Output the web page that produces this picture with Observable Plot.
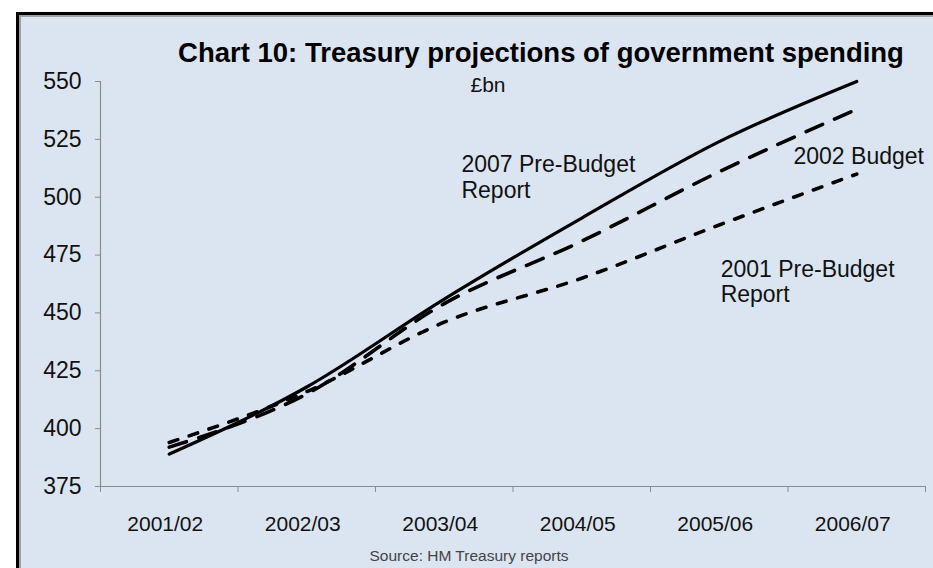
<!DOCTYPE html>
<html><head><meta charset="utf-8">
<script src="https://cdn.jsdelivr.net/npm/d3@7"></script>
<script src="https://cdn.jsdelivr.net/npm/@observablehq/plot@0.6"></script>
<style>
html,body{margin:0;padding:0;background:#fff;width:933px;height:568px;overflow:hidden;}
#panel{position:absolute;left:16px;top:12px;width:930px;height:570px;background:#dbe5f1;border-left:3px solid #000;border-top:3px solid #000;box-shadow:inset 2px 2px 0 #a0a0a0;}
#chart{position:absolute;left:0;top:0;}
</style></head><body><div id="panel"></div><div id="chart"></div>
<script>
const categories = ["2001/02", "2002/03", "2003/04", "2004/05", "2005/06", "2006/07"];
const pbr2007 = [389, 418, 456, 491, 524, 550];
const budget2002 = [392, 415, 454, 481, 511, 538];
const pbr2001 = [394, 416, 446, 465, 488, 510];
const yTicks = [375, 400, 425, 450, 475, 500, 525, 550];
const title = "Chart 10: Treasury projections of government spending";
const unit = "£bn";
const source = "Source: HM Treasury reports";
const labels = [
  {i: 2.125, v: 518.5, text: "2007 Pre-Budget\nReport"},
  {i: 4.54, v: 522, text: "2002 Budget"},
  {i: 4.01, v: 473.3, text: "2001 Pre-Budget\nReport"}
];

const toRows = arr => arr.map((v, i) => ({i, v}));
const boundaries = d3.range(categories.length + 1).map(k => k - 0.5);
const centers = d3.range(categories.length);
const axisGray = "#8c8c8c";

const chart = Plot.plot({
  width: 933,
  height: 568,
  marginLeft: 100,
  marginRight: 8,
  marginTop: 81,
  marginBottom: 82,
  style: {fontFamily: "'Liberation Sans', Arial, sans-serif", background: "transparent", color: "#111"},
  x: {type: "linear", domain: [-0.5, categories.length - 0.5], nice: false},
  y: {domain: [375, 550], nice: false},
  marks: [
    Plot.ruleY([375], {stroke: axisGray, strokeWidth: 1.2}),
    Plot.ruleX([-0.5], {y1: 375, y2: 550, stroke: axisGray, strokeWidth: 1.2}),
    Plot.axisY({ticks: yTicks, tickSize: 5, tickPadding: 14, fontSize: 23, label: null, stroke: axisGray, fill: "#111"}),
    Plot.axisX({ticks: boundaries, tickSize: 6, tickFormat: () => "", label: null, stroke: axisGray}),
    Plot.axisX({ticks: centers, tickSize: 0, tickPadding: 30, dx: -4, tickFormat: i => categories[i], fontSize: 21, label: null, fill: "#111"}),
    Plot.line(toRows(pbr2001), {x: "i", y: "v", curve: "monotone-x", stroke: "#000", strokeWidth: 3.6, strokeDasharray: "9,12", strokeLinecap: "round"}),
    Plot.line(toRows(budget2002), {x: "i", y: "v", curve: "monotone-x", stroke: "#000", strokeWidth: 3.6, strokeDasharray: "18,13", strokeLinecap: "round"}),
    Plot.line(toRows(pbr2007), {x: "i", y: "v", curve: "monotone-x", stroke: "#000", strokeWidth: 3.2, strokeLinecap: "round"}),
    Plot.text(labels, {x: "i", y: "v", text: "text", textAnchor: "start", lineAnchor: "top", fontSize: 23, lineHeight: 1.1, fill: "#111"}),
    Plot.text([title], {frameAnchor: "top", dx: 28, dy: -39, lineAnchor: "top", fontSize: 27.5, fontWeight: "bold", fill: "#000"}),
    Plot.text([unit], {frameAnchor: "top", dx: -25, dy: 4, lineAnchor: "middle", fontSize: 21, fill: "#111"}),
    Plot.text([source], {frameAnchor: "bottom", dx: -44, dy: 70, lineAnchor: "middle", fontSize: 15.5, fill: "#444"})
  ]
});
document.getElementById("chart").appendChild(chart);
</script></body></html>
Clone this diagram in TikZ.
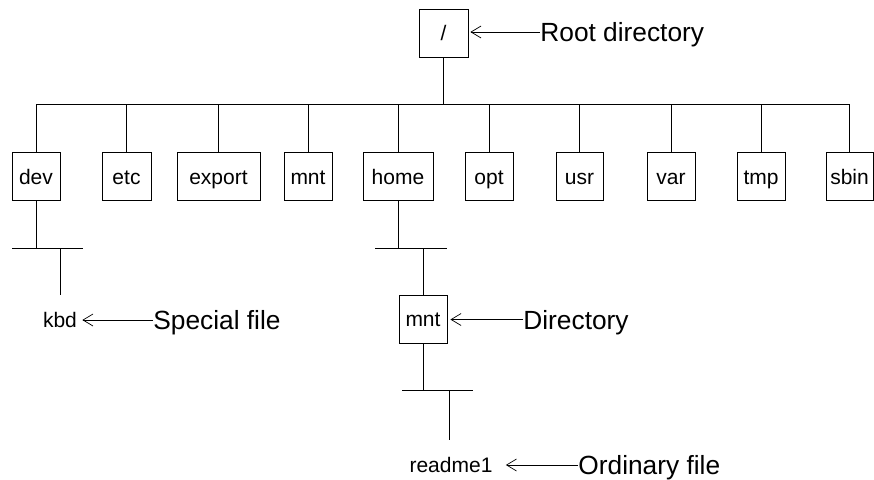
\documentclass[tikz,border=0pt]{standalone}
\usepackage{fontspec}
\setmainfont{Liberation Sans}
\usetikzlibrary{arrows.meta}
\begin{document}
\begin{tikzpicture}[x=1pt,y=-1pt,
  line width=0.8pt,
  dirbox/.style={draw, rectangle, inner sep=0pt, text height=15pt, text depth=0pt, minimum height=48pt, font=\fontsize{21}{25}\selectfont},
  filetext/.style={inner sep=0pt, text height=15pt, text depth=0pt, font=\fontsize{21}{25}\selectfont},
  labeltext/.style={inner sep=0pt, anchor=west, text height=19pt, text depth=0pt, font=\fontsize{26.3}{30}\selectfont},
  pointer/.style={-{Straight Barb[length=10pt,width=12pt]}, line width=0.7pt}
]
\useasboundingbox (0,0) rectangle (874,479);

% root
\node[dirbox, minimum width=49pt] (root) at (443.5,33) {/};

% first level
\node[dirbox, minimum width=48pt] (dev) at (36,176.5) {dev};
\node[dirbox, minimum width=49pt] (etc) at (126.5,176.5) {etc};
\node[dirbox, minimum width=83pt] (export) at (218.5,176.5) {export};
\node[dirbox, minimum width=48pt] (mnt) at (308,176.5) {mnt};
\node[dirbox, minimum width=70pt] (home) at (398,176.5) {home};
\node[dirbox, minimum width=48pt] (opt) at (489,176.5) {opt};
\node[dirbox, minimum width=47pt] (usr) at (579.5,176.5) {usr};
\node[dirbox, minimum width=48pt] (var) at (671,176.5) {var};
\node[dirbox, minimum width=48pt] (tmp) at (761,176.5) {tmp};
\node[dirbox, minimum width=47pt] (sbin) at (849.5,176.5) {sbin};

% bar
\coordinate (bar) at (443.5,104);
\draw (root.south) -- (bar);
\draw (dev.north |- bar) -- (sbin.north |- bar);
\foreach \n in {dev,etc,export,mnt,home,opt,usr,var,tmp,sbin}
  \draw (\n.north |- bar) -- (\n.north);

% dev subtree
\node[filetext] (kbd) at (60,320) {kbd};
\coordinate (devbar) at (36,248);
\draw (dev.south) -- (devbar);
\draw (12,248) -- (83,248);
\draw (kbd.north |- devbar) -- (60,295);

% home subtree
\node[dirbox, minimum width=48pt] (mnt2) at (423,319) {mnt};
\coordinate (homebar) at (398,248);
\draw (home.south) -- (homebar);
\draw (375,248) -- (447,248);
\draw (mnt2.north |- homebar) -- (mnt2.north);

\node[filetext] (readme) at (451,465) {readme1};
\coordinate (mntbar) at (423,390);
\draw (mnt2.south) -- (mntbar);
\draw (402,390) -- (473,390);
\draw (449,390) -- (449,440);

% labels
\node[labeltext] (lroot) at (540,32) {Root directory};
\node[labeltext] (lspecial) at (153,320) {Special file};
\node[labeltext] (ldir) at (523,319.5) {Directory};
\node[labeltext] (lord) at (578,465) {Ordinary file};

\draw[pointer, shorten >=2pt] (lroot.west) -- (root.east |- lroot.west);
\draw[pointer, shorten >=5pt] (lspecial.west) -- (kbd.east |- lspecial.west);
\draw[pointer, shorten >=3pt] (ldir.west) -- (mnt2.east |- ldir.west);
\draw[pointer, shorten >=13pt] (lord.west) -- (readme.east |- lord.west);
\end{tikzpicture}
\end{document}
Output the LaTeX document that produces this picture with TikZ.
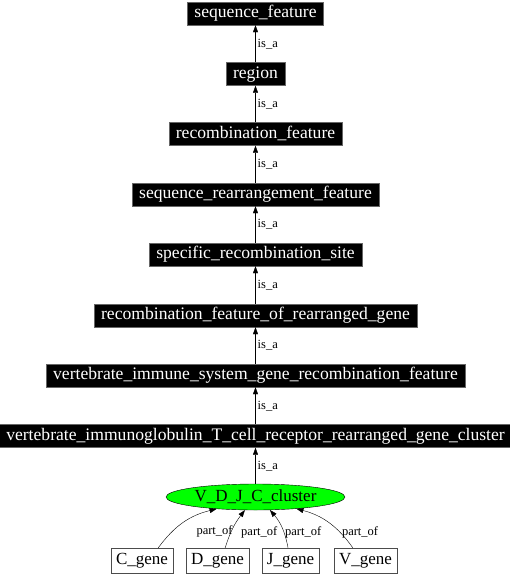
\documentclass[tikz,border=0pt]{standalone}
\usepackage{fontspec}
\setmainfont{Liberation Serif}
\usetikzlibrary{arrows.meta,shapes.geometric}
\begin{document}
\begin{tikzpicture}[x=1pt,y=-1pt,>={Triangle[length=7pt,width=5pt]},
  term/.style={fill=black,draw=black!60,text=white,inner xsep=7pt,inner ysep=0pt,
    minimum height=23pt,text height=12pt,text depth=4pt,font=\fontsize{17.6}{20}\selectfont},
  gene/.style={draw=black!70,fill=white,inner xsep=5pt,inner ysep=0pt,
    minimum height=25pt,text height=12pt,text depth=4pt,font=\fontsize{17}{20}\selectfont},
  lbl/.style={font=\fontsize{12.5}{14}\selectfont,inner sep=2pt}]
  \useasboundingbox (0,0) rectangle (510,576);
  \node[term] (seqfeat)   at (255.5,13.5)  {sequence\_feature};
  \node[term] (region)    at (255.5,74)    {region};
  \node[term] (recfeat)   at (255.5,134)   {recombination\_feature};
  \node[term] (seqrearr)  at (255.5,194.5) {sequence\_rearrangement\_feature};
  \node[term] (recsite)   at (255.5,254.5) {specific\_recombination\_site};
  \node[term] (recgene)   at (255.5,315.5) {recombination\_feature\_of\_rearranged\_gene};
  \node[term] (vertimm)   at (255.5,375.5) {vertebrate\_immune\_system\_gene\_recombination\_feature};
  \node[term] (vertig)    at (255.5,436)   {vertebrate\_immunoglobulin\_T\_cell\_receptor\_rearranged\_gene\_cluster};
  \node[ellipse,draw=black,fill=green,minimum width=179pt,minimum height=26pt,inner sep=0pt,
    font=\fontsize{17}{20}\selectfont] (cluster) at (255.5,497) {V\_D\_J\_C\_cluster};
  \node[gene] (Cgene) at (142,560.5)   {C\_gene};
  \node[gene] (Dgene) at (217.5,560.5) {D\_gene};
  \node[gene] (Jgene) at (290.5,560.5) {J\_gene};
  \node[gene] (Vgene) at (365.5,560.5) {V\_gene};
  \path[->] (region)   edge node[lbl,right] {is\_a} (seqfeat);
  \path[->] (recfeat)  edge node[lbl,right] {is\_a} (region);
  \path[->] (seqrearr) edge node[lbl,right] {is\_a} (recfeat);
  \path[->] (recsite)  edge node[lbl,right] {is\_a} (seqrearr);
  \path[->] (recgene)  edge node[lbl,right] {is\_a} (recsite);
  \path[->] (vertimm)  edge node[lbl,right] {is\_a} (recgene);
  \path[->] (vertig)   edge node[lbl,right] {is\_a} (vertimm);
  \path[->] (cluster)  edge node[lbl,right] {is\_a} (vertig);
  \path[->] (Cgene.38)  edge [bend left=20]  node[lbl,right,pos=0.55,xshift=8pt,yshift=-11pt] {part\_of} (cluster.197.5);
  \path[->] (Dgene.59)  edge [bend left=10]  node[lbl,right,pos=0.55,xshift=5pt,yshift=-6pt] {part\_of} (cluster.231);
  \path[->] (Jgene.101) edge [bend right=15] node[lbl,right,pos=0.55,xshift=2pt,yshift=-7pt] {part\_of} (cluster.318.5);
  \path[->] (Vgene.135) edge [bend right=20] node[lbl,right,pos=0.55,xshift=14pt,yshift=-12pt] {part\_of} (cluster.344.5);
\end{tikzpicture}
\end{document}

EXERCISE
From the listing above, restate verbatim the lines running from the one with "Clone this diagram in TikZ." through the one with "minimum width=49pt] (root)", inclusive, but not the pictures.

TASK RESULT
Clone this diagram in TikZ.
\documentclass[tikz,border=0pt]{standalone}
\usepackage{fontspec}
\setmainfont{Liberation Sans}
\usetikzlibrary{arrows.meta}
\begin{document}
\begin{tikzpicture}[x=1pt,y=-1pt,
  line width=0.8pt,
  dirbox/.style={draw, rectangle, inner sep=0pt, text height=15pt, text depth=0pt, minimum height=48pt, font=\fontsize{21}{25}\selectfont},
  filetext/.style={inner sep=0pt, text height=15pt, text depth=0pt, font=\fontsize{21}{25}\selectfont},
  labeltext/.style={inner sep=0pt, anchor=west, text height=19pt, text depth=0pt, font=\fontsize{26.3}{30}\selectfont},
  pointer/.style={-{Straight Barb[length=10pt,width=12pt]}, line width=0.7pt}
]
\useasboundingbox (0,0) rectangle (874,479);

% root
\node[dirbox, minimum width=49pt] (root) at (443.5,33) {/};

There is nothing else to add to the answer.